Gli abitanti dell’Iraq sono 40 milioni, secondo la Banca mondiale il 22,5% vive con meno di due dollari al giorno e a pesare su questo bilancio ci sono le guerre nonché il fenomeno Isis. Passando attraverso molteplici guerre, gli iracheni muoiono in conflitti decisi da altri. A causa della mancanza di un forte sentimento nazionale, oggi l’Iraq è dilaniato da gruppi sostenuti da paesi stranieri, ognuno dei quali fa propri gli interessi di forze esterne. Di conseguenza, l’Iraq è un paese sempre più diviso.
E secondo il giovane poeta Khanjar, che ha studiato teatro, che organizza letture poetiche in luoghi martoriati dai conflitti e dagli attentati, solo la cultura può aiutare le popolazioni colpite dalle guerre.

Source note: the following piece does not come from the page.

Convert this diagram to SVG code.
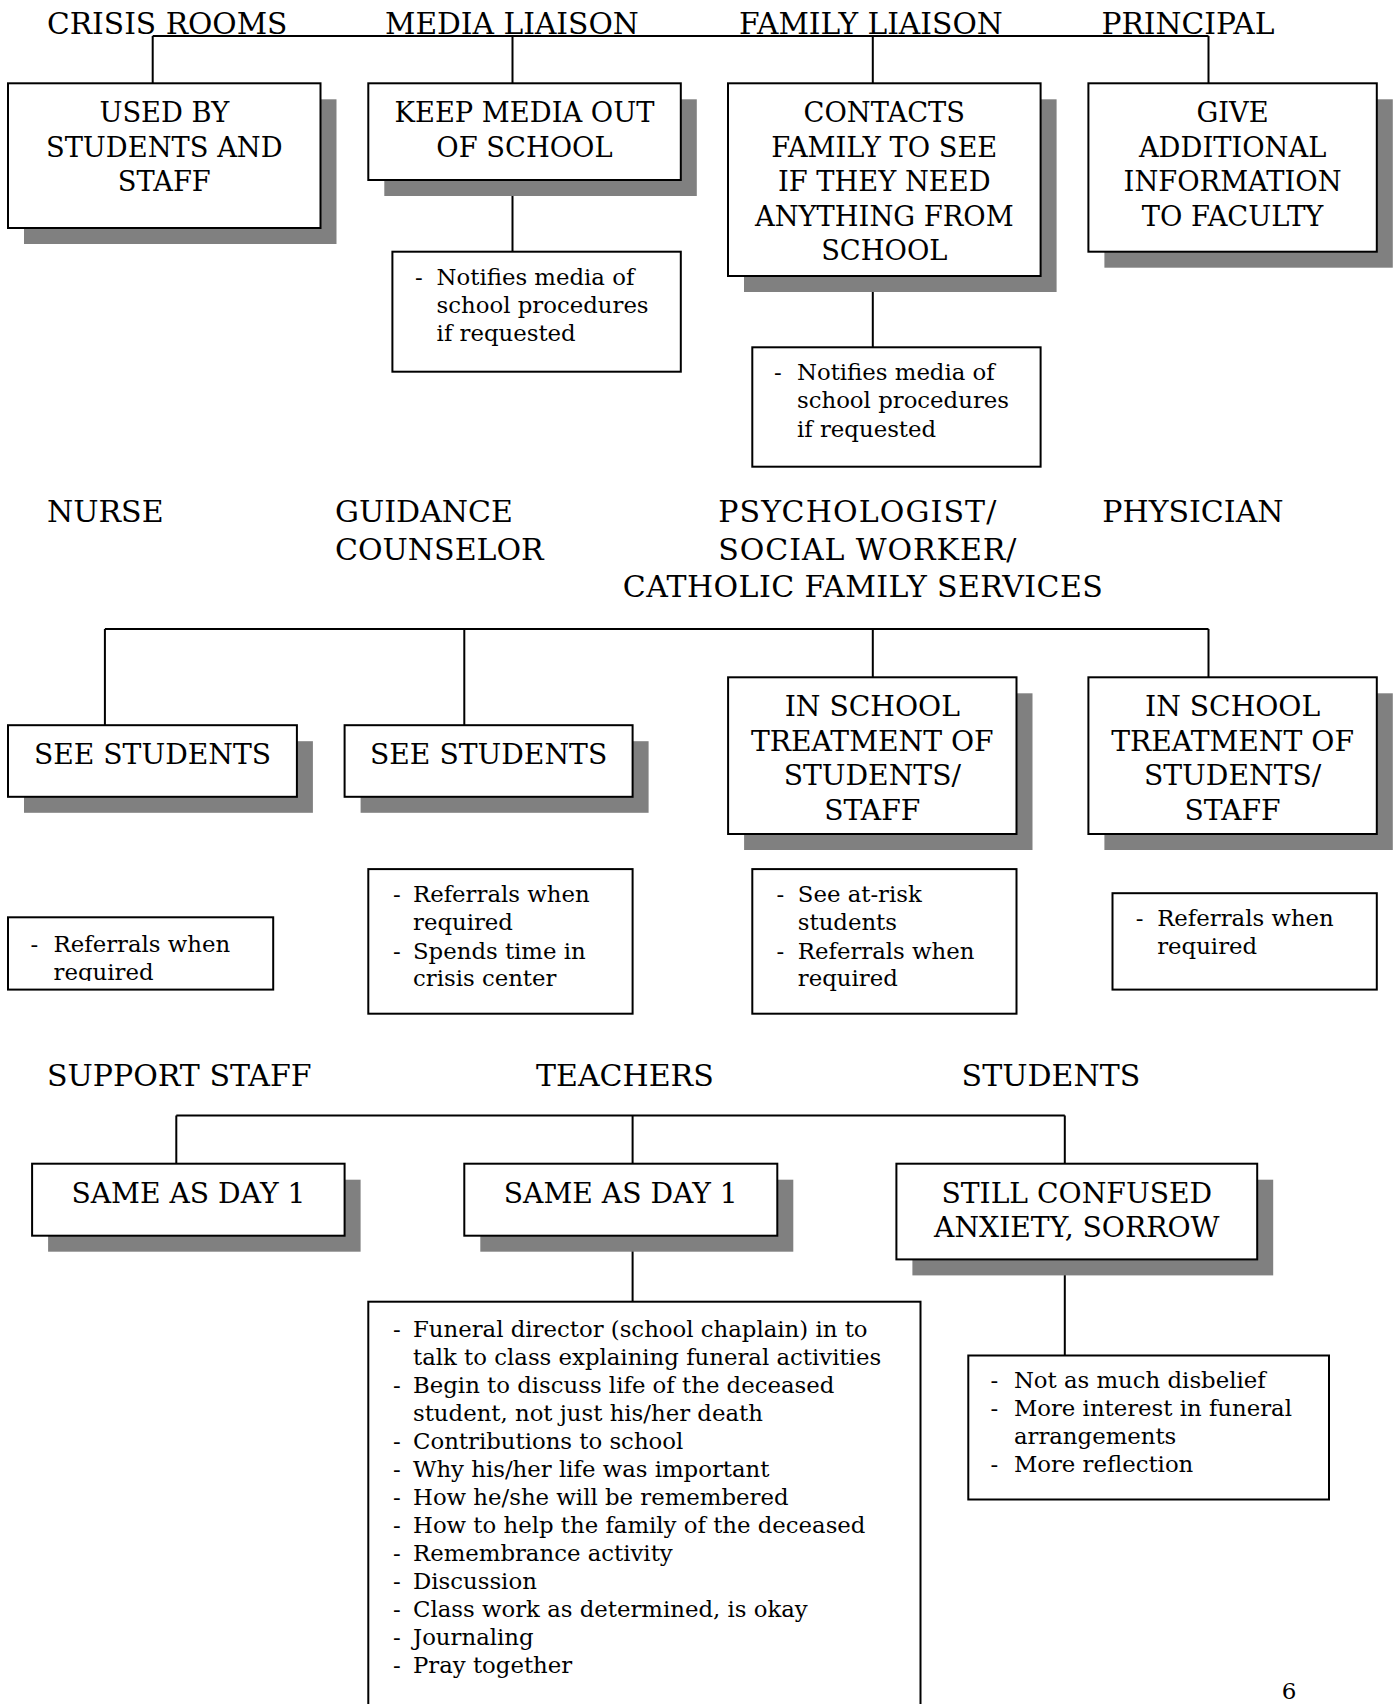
<svg xmlns="http://www.w3.org/2000/svg" width="1396" height="1704" viewBox="0 0 1396 1704">
<style>
text{font-family:"DejaVu Serif","Liberation Serif",serif;fill:#000}
.h{font-size:30px}
.h1{font-size:29.7px}
.t{font-size:28.2px;text-anchor:middle}
.t1{font-size:27.3px;text-anchor:middle}
.b{font-size:22.8px}
.box{fill:#fff;stroke:#000;stroke-width:2}
.sh{fill:#808080}
.c{fill:none;stroke:#000;stroke-width:2}
</style>
<defs>
<clipPath id="clipNurse"><rect x="0" y="900" width="300" height="81"/></clipPath>
</defs>
<rect width="1396" height="1704" fill="#fff"/>

<g id="headers">
<text class="h1" x="47" y="33.5">CRISIS ROOMS</text>
<text class="h1" x="385" y="33.5">MEDIA LIAISON</text>
<text class="h1" x="739" y="33.5">FAMILY LIAISON</text>
<text class="h1" x="1101.5" y="33.5">PRINCIPAL</text>
<text class="h" x="47" y="522">NURSE</text>
<text class="h" x="335" y="522">GUIDANCE</text>
<text class="h" x="335" y="560">COUNSELOR</text>
<text class="h" x="718.3" y="522" textLength="278" lengthAdjust="spacing">PSYCHOLOGIST/</text>
<text class="h" x="718.3" y="560" textLength="298" lengthAdjust="spacing">SOCIAL WORKER/</text>
<text class="h" x="622.8" y="597" textLength="480" lengthAdjust="spacing">CATHOLIC FAMILY SERVICES</text>
<text class="h" x="1102.3" y="522">PHYSICIAN</text>
<text class="h" x="47" y="1085.7">SUPPORT STAFF</text>
<text class="h" x="536" y="1085.7">TEACHERS</text>
<text class="h" x="961.6" y="1085.7">STUDENTS</text>
</g>

<g id="connectors">
<path class="c" d="M152.7 36H1208.5M152.7 36V83.3M512.5 36V83.3M872.8 36V83.3M1208.5 36V83.3M512.5 180V251.7M872.8 276V347.3"/>
<path class="c" d="M104.9 629H1208.5M104.9 629V725.2M464.3 629V725.2M872.8 629V677.3M1208.5 629V677.3"/>
<path class="c" d="M176.3 1115.4H1064.8M176.3 1115.4V1163.7M632.6 1115.4V1163.7M1064.8 1115.4V1163.7M632.6 1235.7V1301.7M1064.8 1259.4V1355.5"/>
</g>

<g id="used-by">
<rect class="sh" x="24" y="99.3" width="312.5" height="144.7"/>
<rect class="box" x="8" y="83.3" width="312.5" height="144.7"/>
<text class="t1" x="164.3" y="122">USED BY</text>
<text class="t1" x="164.3" y="156.5">STUDENTS AND</text>
<text class="t1" x="164.3" y="191">STAFF</text>
</g>

<g id="keep-media">
<rect class="sh" x="384.3" y="99.3" width="312.5" height="96.7"/>
<rect class="box" x="368.3" y="83.3" width="312.5" height="96.7"/>
<text class="t1" x="524.5" y="122">KEEP MEDIA OUT</text>
<text class="t1" x="524.5" y="156.5">OF SCHOOL</text>
</g>

<g id="media-notes">
<rect class="box" x="392.4" y="251.7" width="288.4" height="120"/>
<text class="b"><tspan x="415" y="285">-</tspan><tspan x="436.6" y="285">Notifies media of</tspan><tspan x="436.6" y="313.3">school procedures</tspan><tspan x="436.6" y="341">if requested</tspan></text>
</g>

<g id="contacts-family">
<rect class="sh" x="744" y="99.3" width="312.6" height="192.7"/>
<rect class="box" x="728" y="83.3" width="312.6" height="192.7"/>
<text class="t1" x="884.3" y="122">CONTACTS</text>
<text class="t1" x="884.3" y="156.5">FAMILY TO SEE</text>
<text class="t1" x="884.3" y="191">IF THEY NEED</text>
<text class="t1" x="884.3" y="225.5">ANYTHING FROM</text>
<text class="t1" x="884.3" y="260">SCHOOL</text>
</g>

<g id="family-notes">
<rect class="box" x="752.3" y="347.3" width="288.3" height="119.4"/>
<text class="b"><tspan x="774" y="380">-</tspan><tspan x="797" y="380">Notifies media of</tspan><tspan x="797" y="408.3">school procedures</tspan><tspan x="797" y="436.5">if requested</tspan></text>
</g>

<g id="give-info">
<rect class="sh" x="1104.4" y="99.3" width="288.4" height="168.4"/>
<rect class="box" x="1088.4" y="83.3" width="288.4" height="168.4"/>
<text class="t1" x="1232.6" y="122">GIVE</text>
<text class="t1" x="1232.6" y="156.5">ADDITIONAL</text>
<text class="t1" x="1232.6" y="191">INFORMATION</text>
<text class="t1" x="1232.6" y="225.5">TO FACULTY</text>
</g>

<g id="nurse-see">
<rect class="sh" x="24" y="741.2" width="288.9" height="71.6"/>
<rect class="box" x="8" y="725.2" width="288.9" height="71.6"/>
<text class="t" x="152.5" y="764">SEE STUDENTS</text>
</g>

<g id="guidance-see">
<rect class="sh" x="360.6" y="741.2" width="288" height="71.6"/>
<rect class="box" x="344.6" y="725.2" width="288" height="71.6"/>
<text class="t" x="488.6" y="764">SEE STUDENTS</text>
</g>

<g id="psych-treatment">
<rect class="sh" x="744.1" y="693.3" width="288.4" height="156.7"/>
<rect class="box" x="728.1" y="677.3" width="288.4" height="156.7"/>
<text class="t" x="872.3" y="716">IN SCHOOL</text>
<text class="t" x="872.3" y="750.5">TREATMENT OF</text>
<text class="t" x="872.3" y="785">STUDENTS/</text>
<text class="t" x="872.3" y="819.5">STAFF</text>
</g>

<g id="physician-treatment">
<rect class="sh" x="1104.4" y="693.3" width="288.4" height="156.7"/>
<rect class="box" x="1088.4" y="677.3" width="288.4" height="156.7"/>
<text class="t" x="1232.6" y="716">IN SCHOOL</text>
<text class="t" x="1232.6" y="750.5">TREATMENT OF</text>
<text class="t" x="1232.6" y="785">STUDENTS/</text>
<text class="t" x="1232.6" y="819.5">STAFF</text>
</g>

<g id="nurse-notes">
<rect class="box" x="8" y="917.3" width="265.2" height="72.3"/>
<text class="b" clip-path="url(#clipNurse)"><tspan x="30.4" y="951.5">-</tspan><tspan x="53.6" y="951.5">Referrals when</tspan><tspan x="53.6" y="979.5">required</tspan></text>
</g>

<g id="guidance-notes">
<rect class="box" x="368.3" y="869.1" width="264.3" height="144.6"/>
<text class="b"><tspan x="392.9" y="902">-</tspan><tspan x="413" y="902">Referrals when</tspan><tspan x="413" y="929.5">required</tspan><tspan x="392.9" y="958.5">-</tspan><tspan x="413" y="958.5">Spends time in</tspan><tspan x="413" y="985.5">crisis center</tspan></text>
</g>

<g id="psych-notes">
<rect class="box" x="752.3" y="869.1" width="264.2" height="144.6"/>
<text class="b"><tspan x="776.4" y="902">-</tspan><tspan x="797.8" y="902">See at-risk</tspan><tspan x="797.8" y="929.5">students</tspan><tspan x="776.4" y="958.5">-</tspan><tspan x="797.8" y="958.5">Referrals when</tspan><tspan x="797.8" y="985.5">required</tspan></text>
</g>

<g id="physician-notes">
<rect class="box" x="1112.5" y="893.2" width="264.3" height="96.4"/>
<text class="b"><tspan x="1135.7" y="926">-</tspan><tspan x="1157.2" y="926">Referrals when</tspan><tspan x="1157.2" y="953.5">required</tspan></text>
</g>

<g id="support-same">
<rect class="sh" x="48.1" y="1179.7" width="312.5" height="72"/>
<rect class="box" x="32.1" y="1163.7" width="312.5" height="72"/>
<text class="t" x="188.4" y="1203">SAME AS DAY 1</text>
</g>

<g id="teachers-same">
<rect class="sh" x="480.3" y="1179.7" width="313" height="72"/>
<rect class="box" x="464.3" y="1163.7" width="313" height="72"/>
<text class="t" x="620.8" y="1203">SAME AS DAY 1</text>
</g>

<g id="students-state">
<rect class="sh" x="912.4" y="1179.7" width="360.8" height="95.7"/>
<rect class="box" x="896.4" y="1163.7" width="360.8" height="95.7"/>
<text class="t" x="1076.8" y="1203">STILL CONFUSED</text>
<text class="t" x="1076.8" y="1237">ANXIETY, SORROW</text>
</g>

<g id="teachers-notes">
<rect class="box" x="368.3" y="1301.7" width="552.2" height="420"/>
<text class="b">
<tspan x="392.9" y="1336.5">-</tspan><tspan x="413" y="1336.5">Funeral director (school chaplain) in to</tspan>
<tspan x="413" y="1364.5">talk to class explaining funeral activities</tspan>
<tspan x="392.9" y="1392.6">-</tspan><tspan x="413" y="1392.6">Begin to discuss life of the deceased</tspan>
<tspan x="413" y="1420.6">student, not just his/her death</tspan>
<tspan x="392.9" y="1448.7">-</tspan><tspan x="413" y="1448.7">Contributions to school</tspan>
<tspan x="392.9" y="1476.7">-</tspan><tspan x="413" y="1476.7">Why his/her life was important</tspan>
<tspan x="392.9" y="1504.8">-</tspan><tspan x="413" y="1504.8">How he/she will be remembered</tspan>
<tspan x="392.9" y="1532.8">-</tspan><tspan x="413" y="1532.8">How to help the family of the deceased</tspan>
<tspan x="392.9" y="1560.9">-</tspan><tspan x="413" y="1560.9">Remembrance activity</tspan>
<tspan x="392.9" y="1588.9">-</tspan><tspan x="413" y="1588.9">Discussion</tspan>
<tspan x="392.9" y="1617">-</tspan><tspan x="413" y="1617">Class work as determined, is okay</tspan>
<tspan x="392.9" y="1645">-</tspan><tspan x="413" y="1645">Journaling</tspan>
<tspan x="392.9" y="1673.1">-</tspan><tspan x="413" y="1673.1">Pray together</tspan>
</text>
</g>

<g id="students-notes">
<rect class="box" x="968.3" y="1355.5" width="360.7" height="144"/>
<text class="b"><tspan x="990.6" y="1388.2">-</tspan><tspan x="1013.9" y="1388.2">Not as much disbelief</tspan><tspan x="990.6" y="1416.2">-</tspan><tspan x="1013.9" y="1416.2">More interest in funeral</tspan><tspan x="1013.9" y="1444.2">arrangements</tspan><tspan x="990.6" y="1472.2">-</tspan><tspan x="1013.9" y="1472.2">More reflection</tspan></text>
</g>

<text id="page-number" x="1281.7" y="1699" style="font-size:23px">6</text>
</svg>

Cultura come strumento indispensabile: la parola accoglie l’essere umano, trasforma il sangue in storie ma per essere efficace, deve acquisire un certo spessore. Perché la problematica di questi tempi, è che a causare le guerre è la cultura debole, fragile ma tutto ciò si può contrastare solo attraverso una maggiore profondità del sapere, più impegno da parte delle istituzioni, degli scrittori e degli artisti. Ognuno di loro deve dare il proprio contributo. Khanjar chiude il suo pensiero sul “sapere salvifico” con queste parole: “Noi poeti abbiamo il dovere morale di scrivere, di imprimere le emozioni, i sentimenti, di raccontare il dolore delle persone trasmettendo coraggio e speranza. Dobbiamo far comprendere che solo con la conoscenza si può sviluppare il libero pensiero, la capacità di analizzare i fatti in modo critico senza lasciarsi influenzare da chi gioca sull’ignoranza per far diventare nostre le loro idee e i loro pensieri. Si, la giusta cultura è la sola arma essenziale ed efficace per sconfiggere ogni conflitto”.